Ideally, the value of this measure should be high. A steady decrease in this value could indicate a write latency. Compare the value of this measure across DB instances to know which instance is the slowest in servicing write requests.

Network receive throughput:

Indicates the incoming network traffic on this DB instance / all DB instances that belong to this instance class / all DB instances using this engine.

KB/Secs

The value of these measures includes both customer database traffic and Amazon RDS traffic used for monitoring and replication.

A high value for these measures is indicative of high bandwidth usage by a DB instance. Under such circumstances, compare the value of the Network receive throughput measure with that of th Network transmit throughput measure to determine when the maximum bandwidth was consumed - when sending data or when receiving it?
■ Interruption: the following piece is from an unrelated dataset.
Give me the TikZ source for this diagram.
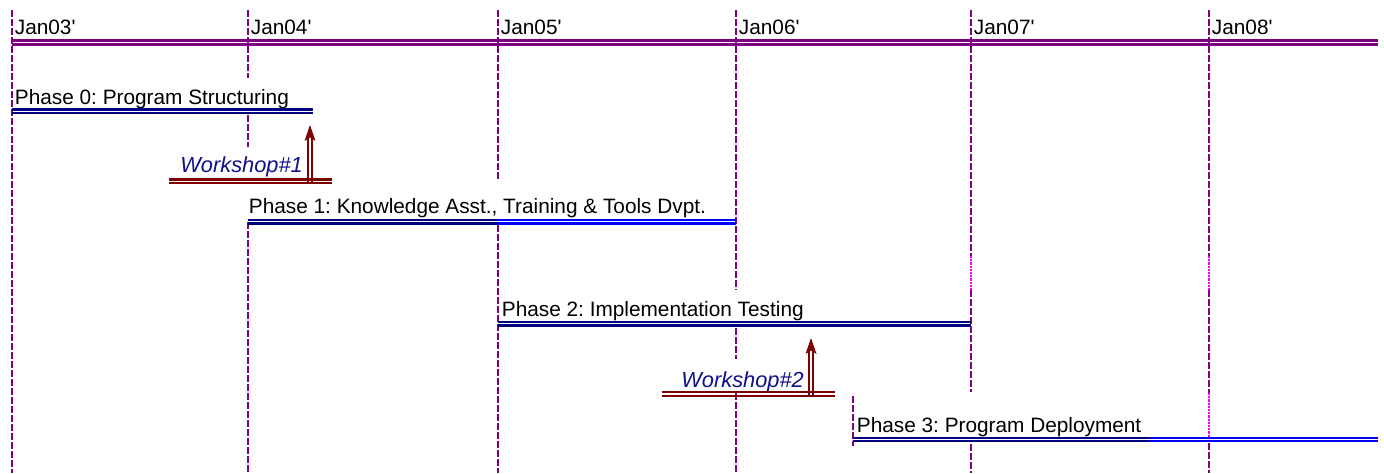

Network transmit throughput:

 

Indicates the outgoing network traffic on this DB instance / all DB instances that belong to this instance class / all DB instances using this engine.

KB/Secs

Total storage space:

Indicates the total amount of storage space allocated to this DB instance / all DB instances that belong to this instance class / all DB instances using this DB engine.

MB

 

Used storage space:

Indicates the amount of storage space used by this DB instance / all DB instances that belong to this instance class / all DB instances using this DB engine.

MB

Compare the value of this measre across DB instances to know which instance is consuming storage space excessively.

Free storage space:

Indicates the amount of storage space still unused by this DB instance / all DB instances that belong to this instance class / all DB instances using this DB engine.

MB

A high value for this measure is ideal. Compare the value of this measure across DB instances to know which instance is left with very little free space.

Free storage space:

Indicates the percentage of storage space allocated to this DB instance / all DB instances that belong to this instance class / all DB instances using this DB engine, which is still available for use.

Percent

A value close to 100% is desired for this measure. If the value of this measure is below 50% consistently, it indicates that the DB instance is not sized with adequate resources. You may want to consider changing the DB instance class of that instance, so that more storage resources are available to it.